Canadian Forest Service Publications
Tranosema rostrale ichnovirus repeat element genes display distinct transcriptional patterns in caterpillar and wasp hosts. 2009. Rasoolizadeh, A.; Béliveau, C.; Stewart, D.; Cloutier, C.; Cusson, M. Journal of General Virology 90: 1505-1514.
Available from: Laurentian Forestry Centre
Catalog ID: 29548
CFS Availability: PDF (request by e-mail)

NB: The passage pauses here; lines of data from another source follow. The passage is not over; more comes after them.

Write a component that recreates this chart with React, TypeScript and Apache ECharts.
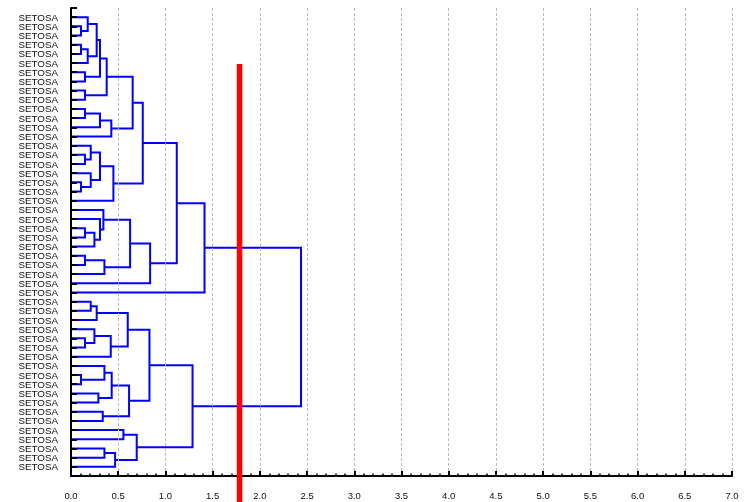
import React, { useEffect, useRef } from "react";
import * as echarts from "echarts";

// Leaf labels, top to bottom (leaf 1 .. leaf 50)
const leafLabels: string[] = [
  "SETOSA", "SETOSA", "SETOSA", "SETOSA", "SETOSA", "SETOSA", "SETOSA", "SETOSA", "SETOSA", "SETOSA",
  "SETOSA", "SETOSA", "SETOSA", "SETOSA", "SETOSA", "SETOSA", "SETOSA", "SETOSA", "SETOSA", "SETOSA",
  "SETOSA", "SETOSA", "SETOSA", "SETOSA", "SETOSA", "SETOSA", "SETOSA", "SETOSA", "SETOSA", "SETOSA",
  "SETOSA", "SETOSA", "SETOSA", "SETOSA", "SETOSA", "SETOSA", "SETOSA", "SETOSA", "SETOSA", "SETOSA",
  "SETOSA", "SETOSA", "SETOSA", "SETOSA", "SETOSA", "SETOSA", "SETOSA", "SETOSA", "SETOSA", "SETOSA",
];

// Merges: [node id, left child, right child, linkage distance]
// children are leaf numbers (1-based) or earlier node ids
const merges: [string, number | string, number | string, number][] = [
  ["a1", 2, 3, 0.106],
  ["a2", 1, "a1", 0.177],
  ["a3", 4, 5, 0.106],
  ["a4", "a3", 6, 0.177],
  ["a5", "a2", "a4", 0.272],
  ["a6", 7, 8, 0.148],
  ["a7", "a5", "a6", 0.307],
  ["a8", 9, 10, 0.148],
  ["a9", "a7", "a8", 0.378],
  ["a10", 11, 12, 0.148],
  ["a11", "a10", 13, 0.307],
  ["a12", "a11", 14, 0.427],
  ["a13", "a9", "a12", 0.653],
  ["b1", 16, 17, 0.148],
  ["b2", 15, "b1", 0.209],
  ["b3", 19, 20, 0.106],
  ["b4", 18, "b3", 0.209],
  ["b5", "b2", "b4", 0.307],
  ["b6", "b5", 21, 0.449],
  ["c1", "a13", "b6", 0.76],
  ["d1", 24, 25, 0.148],
  ["d2", "d1", 26, 0.248],
  ["d3", 23, "d2", 0.307],
  ["d4", 22, "d3", 0.343],
  ["d5", 27, 28, 0.148],
  ["d6", "d5", 29, 0.354],
  ["d7", "d4", "d6", 0.626],
  ["d8", "d7", 30, 0.838],
  ["e1", "c1", "d8", 1.12],
  ["e2", "e1", 31, 1.414],
  ["f1", 32, 33, 0.209],
  ["f2", "f1", 34, 0.272],
  ["f3", 36, 37, 0.148],
  ["f4", 35, "f3", 0.248],
  ["f5", "f4", 38, 0.421],
  ["f6", "f2", "f5", 0.601],
  ["g1", 40, 41, 0.106],
  ["g2", 39, "g1", 0.354],
  ["g3", 42, 43, 0.29],
  ["g4", "g2", "g3", 0.431],
  ["g5", 44, 45, 0.336],
  ["g6", "g4", "g5", 0.615],
  ["h1", "f6", "g6", 0.831],
  ["i1", 46, 47, 0.555],
  ["i2", 48, 49, 0.354],
  ["i3", "i2", 50, 0.467],
  ["i4", "i1", "i3", 0.696],
  ["j1", "h1", "i4", 1.287],
  ["root", "e2", "j1", 2.436],
];

// Cut line
const cutDistance = 1.785;
const cutTopPosition = 6.1;

// X axis ticks
const xMin = 0;
const xMax = 7;
const xInterval = 0.5;

function buildSegments() {
  const pos: Record<string, [number, number]> = {};
  const get = (c: number | string): [number, number] =>
    typeof c === "number" ? [0, c] : pos[c];
  const segs: { coords: number[][] }[] = [];
  for (const [id, l, r, h] of merges) {
    const a = get(l);
    const b = get(r);
    segs.push({ coords: [a, [h, a[1]], [h, b[1]], b] });
    pos[id] = [h, (a[1] + b[1]) / 2];
  }
  return segs;
}

export default function App() {
  const ref = useRef<HTMLDivElement>(null);
  useEffect(() => {
    const chart = echarts.init(ref.current!, null, { renderer: "svg" });
    const font = "'Liberation Sans', Arial, sans-serif";
    chart.setOption({
      animation: false,
      grid: { left: 71, top: 8, right: 15, bottom: 26, containLabel: false },
      xAxis: {
        type: "value",
        position: "bottom",
        min: xMin,
        max: xMax,
        interval: xInterval,
        z: 5,
        axisLine: { show: true, onZero: false, lineStyle: { color: "#000", width: 2 } },
        axisTick: { show: true, inside: true, length: 5, lineStyle: { color: "#000", width: 2 } },
        minorTick: { show: true, splitNumber: 5, length: 2.5, lineStyle: { color: "#000", width: 1.5 } },
        splitLine: { show: true, lineStyle: { color: "#bbbbbb", width: 1, type: [3, 2] } },
        axisLabel: {
          formatter: (v: number) => v.toFixed(1),
          margin: 14,
          fontSize: 9.5,
          color: "#111",
          fontFamily: font,
        },
      },
      yAxis: {
        type: "value",
        position: "left",
        inverse: true,
        min: 0,
        max: leafLabels.length + 1,
        interval: 1,
        z: 5,
        axisLine: { show: true, onZero: false, lineStyle: { color: "#000", width: 2 } },
        axisTick: { show: true, inside: true, length: 6, lineStyle: { color: "#000", width: 2 } },
        splitLine: { show: false },
        axisLabel: {
          formatter: (v: number) => (v >= 1 && v <= leafLabels.length ? leafLabels[v - 1] : ""),
          margin: 13,
          fontSize: 9.8,
          lineHeight: 9,
          color: "#111",
          fontFamily: font,
          hideOverlap: false,
        },
      },
      series: [
        {
          type: "lines",
          coordinateSystem: "cartesian2d",
          polyline: true,
          silent: true,
          z: 2,
          lineStyle: { color: "#0000ff", width: 2, opacity: 1 },
          data: buildSegments(),
        },
        {
          type: "custom",
          clip: false,
          silent: true,
          z: 10,
          data: [[cutDistance, cutTopPosition]],
          renderItem: (params: any, api: any) => {
            const p = api.coord([api.value(0), api.value(1)]);
            return {
              type: "rect",
              shape: { x: p[0] - 2.75, y: p[1], width: 5.5, height: api.getHeight() - p[1] },
              style: { fill: "#ff0000" },
            };
          },
        },
      ],
    });
    return () => chart.dispose();
  }, []);
  return (
    <div
      ref={ref}
      style={{ position: "fixed", left: 0, top: 0, width: 747, height: 502 }}
    />
  );
}
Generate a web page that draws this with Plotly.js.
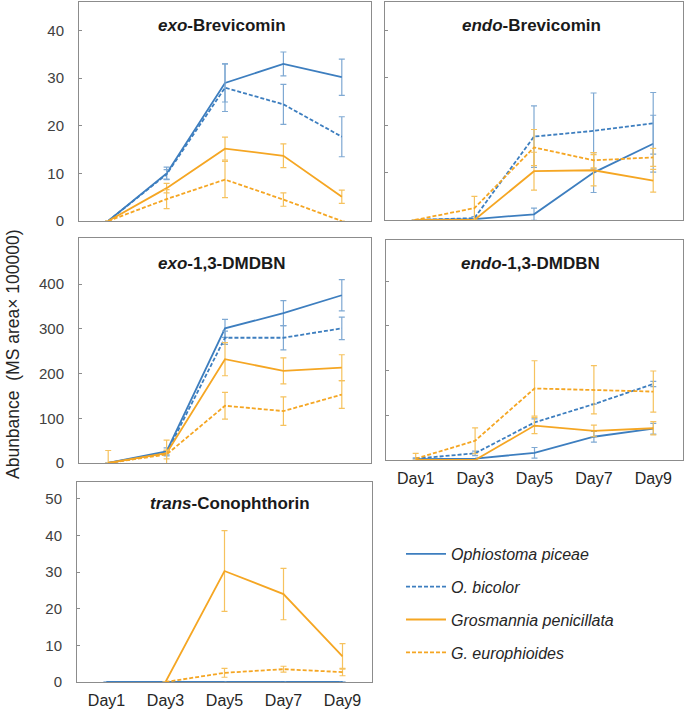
<!DOCTYPE html>
<html>
<head>
<meta charset="utf-8">
<script src="https://cdn.plot.ly/plotly-3.0.1.min.js"></script>
<style>html,body{margin:0;padding:0;background:#fff}#chart{width:685px;height:712px}</style>
</head>
<body>
<div id="chart"></div>
<script>
// ---------- DATA ----------
const days = ["Day1", "Day3", "Day5", "Day7", "Day9"];
const seriesNames = ["Ophiostoma piceae", "O. bicolor", "Grosmannia penicillata", "G. europhioides"];
const panelTitles = ["<i>exo</i>-Brevicomin", "<i>endo</i>-Brevicomin", "<i>exo</i>-1,3-DMDBN", "<i>endo</i>-1,3-DMDBN", "<i>trans</i>-Conophthorin"];
const yTitle = "Abunbance  (MS area× 100000)";
const brevTicks = [0, 10, 20, 30, 40];
const dmdbnTicks = [0, 100, 200, 300, 400];
const conTicks = [0, 10, 20, 30, 40, 50];

// exo-Brevicomin
const exoBrev_piceae = [0, 10, 29, 33, 30.2];
const exoBrev_piceae_err = [0, 1.3, 4, 2.5, 3.8];
const exoBrev_bicolor = [0, 9.8, 28, 24.5, 17.7];
const exoBrev_bicolor_err = [0, 1, 5, 4.2, 4.2];
const exoBrev_penicillata = [0, 6.9, 15.2, 13.7, 5.1];
const exoBrev_penicillata_err = [0, 1, 2.4, 2.5, 1.4];
const exoBrev_europhioides = [0, 4.6, 8.7, 4.5, 0];
const exoBrev_europhioides_err = [0, 2, 3.8, 1.4, 0];

// endo-Brevicomin
const endoBrev_piceae = [0, 0.2, 1.2, 10, 16.1];
const endoBrev_piceae_err = [0, 0, 1.3, 4.2, 6];
const endoBrev_bicolor = [0, 0.4, 17.6, 18.8, 20.4];
const endoBrev_bicolor_err = [0, 0.3, 6.5, 8, 6.5];
const endoBrev_penicillata = [0, 0, 10.3, 10.5, 8.3];
const endoBrev_penicillata_err = [0, 0, 4, 3.3, 2.4];
const endoBrev_europhioides = [0, 2.5, 15.3, 12.6, 13.2];
const endoBrev_europhioides_err = [0, 2.5, 3.8, 1.6, 1.9];

// exo-1,3-DMDBN
const exoDMDBN_piceae = [0, 26, 301, 335, 375];
const exoDMDBN_piceae_err = [0, 8, 20, 28, 35];
const exoDMDBN_bicolor = [0, 22, 280, 280, 301];
const exoDMDBN_bicolor_err = [0, 6, 15, 27, 25];
const exoDMDBN_penicillata = [0, 22, 232, 206, 213];
const exoDMDBN_penicillata_err = [28, 29, 37, 29, 29];
const exoDMDBN_europhioides = [0, 19, 128, 116, 153];
const exoDMDBN_europhioides_err = [0, 10, 30, 32, 31];

// endo-1,3-DMDBN
const endoDMDBN_piceae = [2, 3, 16, 52, 70];
const endoDMDBN_piceae_err = [3, 0, 12, 12, 12];
const endoDMDBN_bicolor = [3, 15, 84, 125, 170];
const endoDMDBN_bicolor_err = [0, 5, 8, 0, 6];
const endoDMDBN_penicillata = [0, 0, 77, 65, 71];
const endoDMDBN_penicillata_err = [0, 0, 18, 13, 15];
const endoDMDBN_europhioides = [3, 43, 160, 157, 153];
const endoDMDBN_europhioides_err = [12, 29, 62, 54, 46];

// trans-Conophthorin
const transCon_piceae = [0, 0, 0, 0, 0];
const transCon_piceae_err = [0, 0, 0, 0, 0];
const transCon_bicolor = [0, 0, 0, 0, 0];
const transCon_bicolor_err = [0, 0, 0, 0, 0];
const transCon_penicillata = [null, 0, 30.3, 24, 7];
const transCon_penicillata_err = [0, 0, 11, 7, 3.5];
const transCon_europhioides = [null, 0, 2.5, 3.5, 2.7];
const transCon_europhioides_err = [0, 0, 1.2, 0.8, 1];

// ---------- STYLE ----------
const W = 685, H = 712;
const BLUE = "#3d7ebf", BLUE_ERR = "#7fa9d3";
const ORANGE = "#f5a623", ORANGE_ERR = "#f6c25e";
const styles = [
  {color: BLUE, err: BLUE_ERR, dash: "solid"},
  {color: BLUE, err: BLUE_ERR, dash: "4px,2px"},
  {color: ORANGE, err: ORANGE_ERR, dash: "solid"},
  {color: ORANGE, err: ORANGE_ERR, dash: "4px,2px"}
];

const panels = [
  {data: [[exoBrev_piceae, exoBrev_piceae_err], [exoBrev_bicolor, exoBrev_bicolor_err], [exoBrev_penicillata, exoBrev_penicillata_err], [exoBrev_europhioides, exoBrev_europhioides_err]],
   box: [79, 371, 2, 221], yr: [0, 46], ticks: brevTicks, ylabels: true, xlabels: false, title: [222, 25]},
  {data: [[endoBrev_piceae, endoBrev_piceae_err], [endoBrev_bicolor, endoBrev_bicolor_err], [endoBrev_penicillata, endoBrev_penicillata_err], [endoBrev_europhioides, endoBrev_europhioides_err]],
   box: [385, 683, 2, 220], yr: [0, 46], ticks: brevTicks, ylabels: false, xlabels: false, title: [531, 25]},
  {data: [[exoDMDBN_piceae, exoDMDBN_piceae_err], [exoDMDBN_bicolor, exoDMDBN_bicolor_err], [exoDMDBN_penicillata, exoDMDBN_penicillata_err], [exoDMDBN_europhioides, exoDMDBN_europhioides_err]],
   box: [79, 371, 238, 463], yr: [0, 503], ticks: dmdbnTicks, ylabels: true, xlabels: false, title: [222, 263]},
  {data: [[endoDMDBN_piceae, endoDMDBN_piceae_err], [endoDMDBN_bicolor, endoDMDBN_bicolor_err], [endoDMDBN_penicillata, endoDMDBN_penicillata_err], [endoDMDBN_europhioides, endoDMDBN_europhioides_err]],
   box: [386, 683, 240, 460], yr: [0, 492], ticks: dmdbnTicks, ylabels: false, xlabels: true, title: [530, 263]},
  {data: [[transCon_piceae, transCon_piceae_err], [transCon_bicolor, transCon_bicolor_err], [transCon_penicillata, transCon_penicillata_err], [transCon_europhioides, transCon_europhioides_err]],
   box: [77, 372, 482, 682], yr: [0, 54.6], ticks: conTicks, ylabels: true, xlabels: true, title: [230, 503]}
];

const traces = [];
const layout = {
  width: W, height: H,
  margin: {l: 0, r: 0, t: 0, b: 0},
  paper_bgcolor: "#fff", plot_bgcolor: "#fff",
  font: {family: "Liberation Sans, Arial, sans-serif", color: "#262626"},
  showlegend: true,
  legend: {
    x: 401 / W, y: 1 - 537 / H, xanchor: "left", yanchor: "top",
    traceorder: "grouped", tracegroupgap: 9, itemwidth: 40,
    font: {size: 16, style: "italic", color: "#262626"},
    bgcolor: "rgba(0,0,0,0)"
  },
  annotations: [],
  shapes: []
};

panels.forEach((p, i) => {
  const n = i + 1;
  const xa = "x" + (n === 1 ? "" : n), ya = "y" + (n === 1 ? "" : n);
  const xk = "xaxis" + (n === 1 ? "" : n), yk = "yaxis" + (n === 1 ? "" : n);
  p.data.forEach((d, s) => {
    traces.push({
      type: "scatter", mode: "lines", x: days, y: d[0],
      xaxis: xa, yaxis: ya,
      name: seriesNames[s], legendgroup: "g" + s,
      showlegend: i === 0,
      line: {color: styles[s].color, width: 1.8, dash: styles[s].dash},
      error_y: {type: "data", array: d[1], visible: true, color: styles[s].err, thickness: 1.2, width: 3},
      cliponaxis: false,
      hoverinfo: "skip"
    });
  });
  const [x0, x1, y0, y1] = p.box;
  layout[xk] = {
    domain: [x0 / W, x1 / W], anchor: ya,
    type: "category", range: [-0.5, 4.5],
    showline: true, mirror: true, linecolor: "#8c8c8c", linewidth: 1,
    ticks: "", showgrid: false, zeroline: false,
    showticklabels: p.xlabels, tickfont: {size: 16, color: "#262626"},
    ticklabelstandoff: 4, fixedrange: true
  };
  layout[yk] = {
    domain: [1 - y1 / H, 1 - y0 / H], anchor: xa,
    range: p.yr, tickmode: "array", tickvals: p.ticks,
    showline: true, mirror: true, linecolor: "#8c8c8c", linewidth: 1,
    ticks: "inside", ticklen: 3, tickcolor: "#8c8c8c",
    showgrid: false, zeroline: false,
    showticklabels: p.ylabels, tickfont: {size: 15, color: "#404040"},
    ticklabelstandoff: 11, fixedrange: true
  };
  layout.annotations.push({
    xref: "paper", yref: "paper", x: p.title[0] / W, y: 1 - p.title[1] / H,
    xanchor: "center", yanchor: "middle", showarrow: false,
    text: "<b>" + panelTitles[i] + "</b>",
    font: {size: 17, color: "#1a1a1a"}
  });
});

layout.annotations.push({
  xref: "paper", yref: "paper", x: 13 / W, y: 1 - 354 / H,
  xanchor: "center", yanchor: "middle", showarrow: false, textangle: -90,
  text: yTitle, font: {size: 17.5, color: "#262626"}
});

Plotly.newPlot("chart", traces, layout, {staticPlot: true});
</script>
</body>
</html>
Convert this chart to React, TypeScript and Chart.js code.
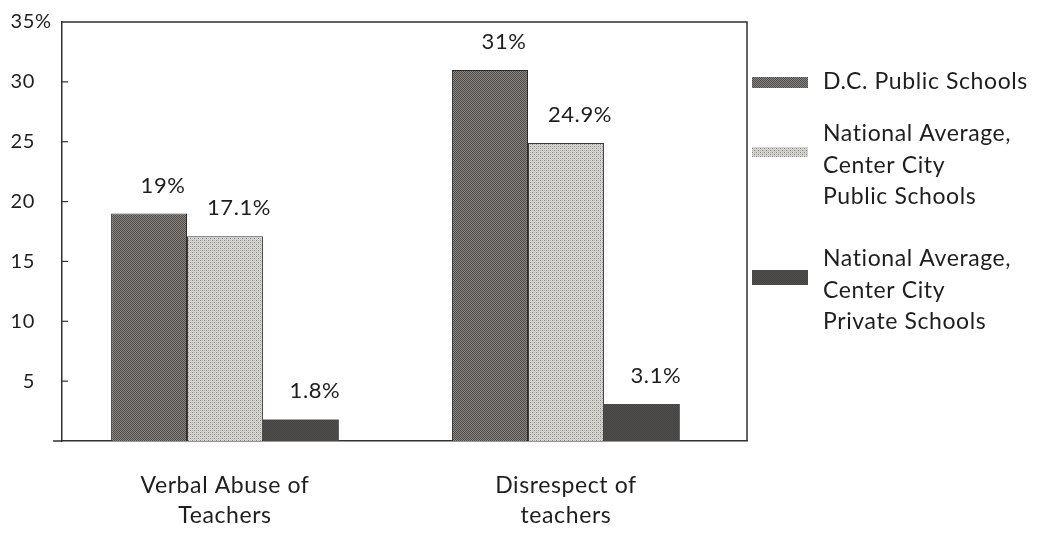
import React, { useEffect, useRef } from "react";
import { Chart, registerables } from "chart.js";

Chart.register(...registerables);

// Category labels (each drawn on two lines)
const categories: string[][] = [
  ["Verbal Abuse of", "Teachers"],
  ["Disrespect of", "teachers"],
];

// Series names as they appear in the legend, one entry per line
const seriesNames: string[][] = [
  ["D.C. Public Schools"],
  ["National Average,", "Center City", "Public Schools"],
  ["National Average,", "Center City", "Private Schools"],
];

// Percent of teachers reporting each problem
const dcPublic = [19, 31];
const nationalPublic = [17.1, 24.9];
const nationalPrivate = [1.8, 3.1];

// Value axis labels
const yTicks = [5, 10, 15, 20, 25, 30, 35];

const FONT = "Lato, 'Open Sans', sans-serif";
const INK = "#1f1d1d";

// Small pixel tile used as a halftone-like fill
function makePattern(tile: string[][]): CanvasPattern | string {
  const h = tile.length;
  const w = tile[0].length;
  const c = document.createElement("canvas");
  c.width = w;
  c.height = h;
  const ctx = c.getContext("2d");
  if (!ctx) return tile[0][0];
  for (let y = 0; y < h; y++) {
    for (let x = 0; x < w; x++) {
      ctx.fillStyle = tile[y][x];
      ctx.fillRect(x, y, 1, 1);
    }
  }
  return ctx.createPattern(c, "repeat") || tile[0][0];
}

const decorations = {
  id: "decorations",
  beforeDraw(chart: any) {
    // slightly open letter spacing for all text
    (chart.ctx as any).letterSpacing = "0.6px";
  },
  afterDraw(chart: any) {
    const { ctx, chartArea } = chart;
    const yScale = chart.scales.y;
    ctx.save();
    (ctx as any).letterSpacing = "0.6px";

    // frame: top and right edges, plus a short stub of the base line
    ctx.strokeStyle = "#333131";
    ctx.lineWidth = 1.5;
    ctx.beginPath();
    ctx.moveTo(chartArea.left, chartArea.top);
    ctx.lineTo(chartArea.right, chartArea.top);
    ctx.lineTo(chartArea.right, chartArea.bottom);
    ctx.moveTo(chartArea.left - 9, chartArea.bottom);
    ctx.lineTo(chartArea.left, chartArea.bottom);
    ctx.stroke();

    // inward tick marks and value axis labels
    ctx.fillStyle = INK;
    ctx.font = `20px ${FONT}`;
    ctx.textBaseline = "middle";
    yTicks.forEach((t) => {
      const y = yScale.getPixelForValue(t);
      if (t < 35) {
        ctx.beginPath();
        ctx.lineWidth = 1.2;
        ctx.moveTo(chartArea.left, y);
        ctx.lineTo(chartArea.left + 6, y);
        ctx.stroke();
      }
      ctx.textAlign = "right";
      ctx.fillText(String(t), chartArea.left - 27, y);
      if (t === 35) {
        ctx.textAlign = "left";
        ctx.fillText("%", chartArea.left - 27, y);
      }
    });

    // value labels above each bar
    ctx.font = `22px ${FONT}`;
    ctx.textAlign = "center";
    ctx.textBaseline = "alphabetic";
    chart.data.datasets.forEach((ds: any, di: number) => {
      const meta = chart.getDatasetMeta(di);
      meta.data.forEach((el: any, i: number) => {
        const v = ds.data[i].y;
        ctx.fillText(`${v}%`, el.x + 14, el.y - 21);
      });
    });

    // legend at the right
    const legendX = chartArea.right + 5;
    const textX = chartArea.right + 76;
    const firstBaseline = [89, 141, 266];
    const swatchTop = [77, 147, 270];
    const swatchH = [11, 10, 15];
    const lineGap = 31.5;
    ctx.font = `23px ${FONT}`;
    ctx.textAlign = "left";
    chart.data.datasets.forEach((ds: any, di: number) => {
      ctx.fillStyle = ds.backgroundColor;
      ctx.fillRect(legendX, swatchTop[di], 56, swatchH[di]);
      ctx.fillStyle = INK;
      seriesNames[di].forEach((line, li) => {
        ctx.fillText(line, textX, firstBaseline[di] + li * lineGap);
      });
    });

    ctx.restore();
  },
};

export default function App() {
  const ref = useRef<HTMLCanvasElement | null>(null);

  useEffect(() => {
    if (!ref.current) return;

    const dcFill = makePattern([
      ["#4d4a48", "#8a8784"],
      ["#8a8784", "#4d4a48"],
    ]);
    const publicFill = makePattern([
      ["#858381", "#dcdad7", "#b4b2af", "#dcdad7"],
      ["#dcdad7", "#cbc9c6", "#dcdad7", "#cbc9c6"],
      ["#b4b2af", "#dcdad7", "#858381", "#dcdad7"],
      ["#dcdad7", "#cbc9c6", "#dcdad7", "#cbc9c6"],
    ]);
    const privateFill = makePattern([
      ["#444242", "#514e4e"],
      ["#514e4e", "#444242"],
    ]);

    const toPoints = (vals: number[]) => vals.map((v, i) => ({ x: i, y: v }));

    const chart = new Chart(ref.current, {
      type: "bar",
      data: {
        datasets: [
          {
            label: seriesNames[0].join(" "),
            data: toPoints(dcPublic),
            backgroundColor: dcFill as any,
            borderColor: "#2e2c2b",
            borderWidth: 1,
          },
          {
            label: seriesNames[1].join(" "),
            data: toPoints(nationalPublic),
            backgroundColor: publicFill as any,
            borderColor: "#3a3836",
            borderWidth: 1,
          },
          {
            label: seriesNames[2].join(" "),
            data: toPoints(nationalPrivate),
            backgroundColor: privateFill as any,
            borderWidth: 0,
          },
        ],
      },
      options: {
        animation: false,
        responsive: false,
        maintainAspectRatio: false,
        layout: { padding: { top: 22, right: 294, left: 0, bottom: 0 } },
        datasets: {
          bar: { categoryPercentage: 0.668, barPercentage: 1 },
        },
        plugins: {
          legend: { display: false },
          tooltip: { enabled: false },
        },
        scales: {
          x: {
            type: "linear",
            offset: false,
            bounds: "data",
            min: -0.478,
            max: 1.531,
            grid: { display: false, drawTicks: false, offset: false },
            border: { display: true, color: "#333131", width: 1.5 },
            afterBuildTicks: (scale: any) => {
              scale.ticks = categories.map((_, i) => ({ value: i }));
            },
            afterFit: (scale: any) => {
              scale.height = 92;
            },
            ticks: {
              autoSkip: false,
              maxRotation: 0,
              padding: 30,
              color: INK,
              font: { family: FONT, size: 23, lineHeight: 1.3 },
              callback: (_v: any, i: number) => categories[i],
            },
          },
          y: {
            min: 0,
            max: 35,
            grid: { display: false, drawTicks: false },
            border: { display: true, color: "#333131", width: 1.5 },
            ticks: { display: false },
            afterFit: (scale: any) => {
              scale.width = 62;
            },
          },
        },
      },
      plugins: [decorations],
    });

    return () => chart.destroy();
  }, []);

  return (
    <div style={{ position: "fixed", left: 0, top: 0, width: 1041, height: 533, background: "#fff" }}>
      <canvas ref={ref} width={1041} height={533} />
    </div>
  );
}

The endoparasitic wasp Tranosema rostrale transmits an ichnovirus to its lepidopteran host, Choristoneura fumiferana, during parasitization. As shown for other ichnoviruses, the segmented dsDNA genome of the T. rostrale ichnovirus (TrIV) features several multi-gene families, including the repeat element (rep) family, whose products display no known similarity to non-ichnovirus proteins, except for a homologue encoded by the genome of the Helicoverpa armigera granulovirus; their functions remain unknown. This study applied linear regression of efficiency analysis to real-time PCR quantification of transcript abundance for all 17 TrIV rep open reading frames (ORFs) in parasitized and virus-injected C. fumiferana larvae, as well as in T. rostrale ovaries and head–thorax complexes. Although transcripts were detected for most rep ORFs in infected caterpillars, two of them clearly outnumbered the others in whole larvae, with a tendency for levels to drop over time after infection. The genome segments bearing the three most highly expressed rep genes in parasitized caterpillars were present in higher proportions than other repbearing genome segments in TrIV DNA, suggesting a possible role for gene dosage in the regulation of transcription level. TrIV rep genes also showed important differences in the relative abundance of their transcripts in specific tissues (cuticular epithelium, the fat body, haemocytes and the midgut), implying tissue-specific roles for individual members of this gene family. Significantly, no rep transcripts were detected in T. rostrale head–thorax complexes, whereas some were abundant in ovaries. There, the transcription pattern was completely different from that observed in infected caterpillars, suggesting that some rep genes have wasp-specific functions.